Pre-show performances
- Tenille Townes – "When's It Gonna Happen"
- Kat & Alex – "I Want It All"

==Presenters==
- Tom Pelphrey and Guy Torry – presented Duo and Group of the Year
- Jason Aldean – introduced Chris Stapleton
- Luke Grimes and Kelsey Asbille – presented Single and Song of the Year
- James Patterson – introduced Dolly Parton and Kelsea Ballerini
- Derek Carr – presented Album of the Year
- Mickey Guyton – recognized ACM Lifting Lives and ACM's partnership with St. Jude Children's Research Hospital
- Alan Ritchson – presented Male Artist and Female Artist of the Year
- Dolly Parton – presented Entertainer of the Year

==Milestones==
- Jimmie Allen became the third black male to be nominated for Male Artist of the Year (two others include Charley Pride and Darius Rucker).
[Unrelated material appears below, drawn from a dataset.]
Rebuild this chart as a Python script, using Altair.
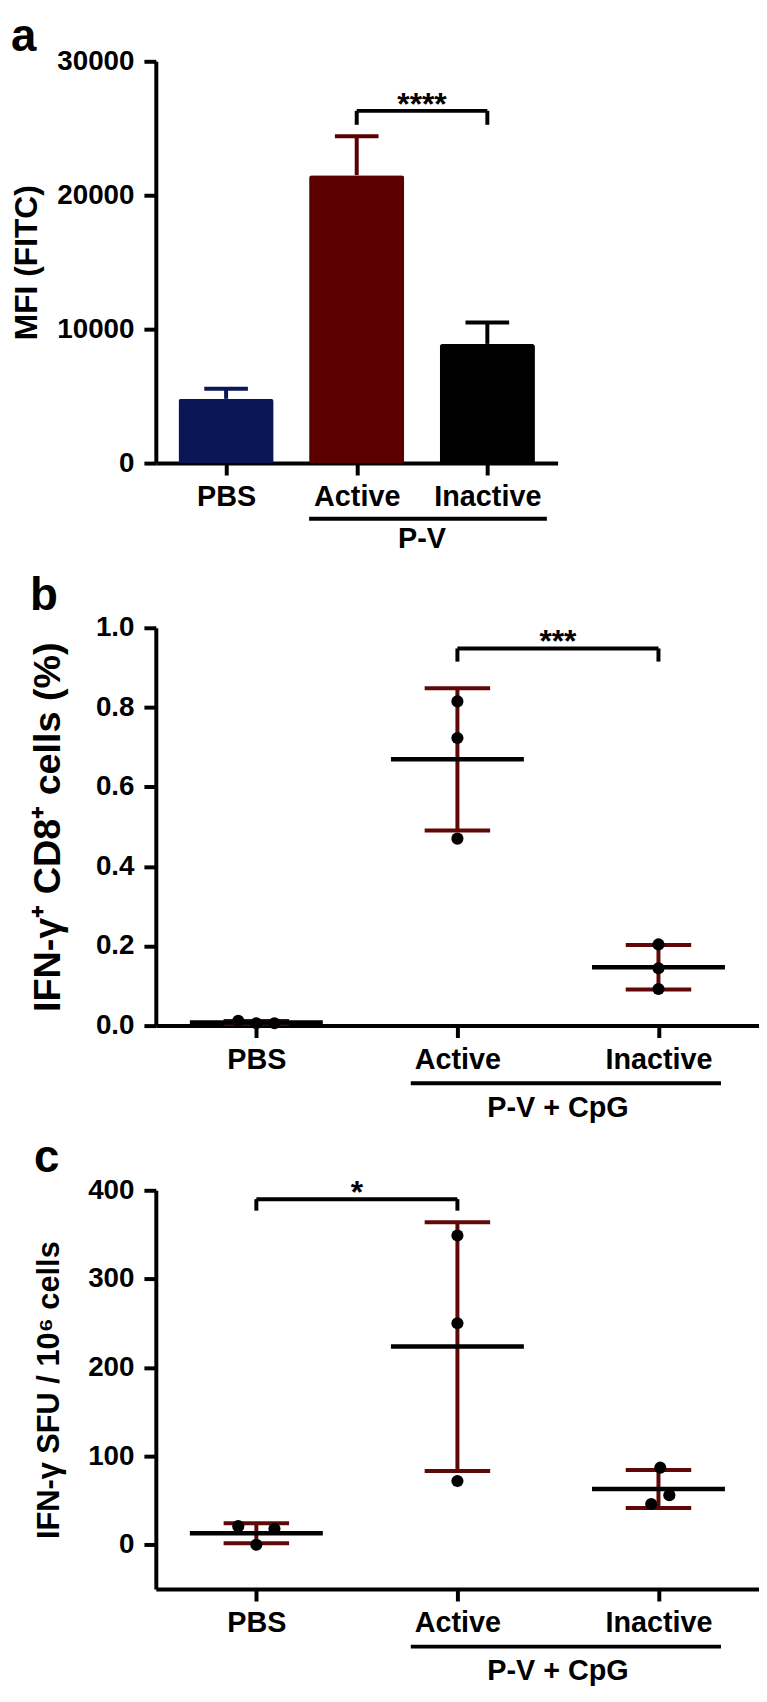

- After winning Entertainer of the Year, Miranda Lambert qualified for the coveted Triple Crown Award (she was recognized at the 2022 ACM Honors).
- Ryan Hurd and Maren Morris were the first married couple to be nominated in the same year since Tim McGraw and Faith Hill in 2017.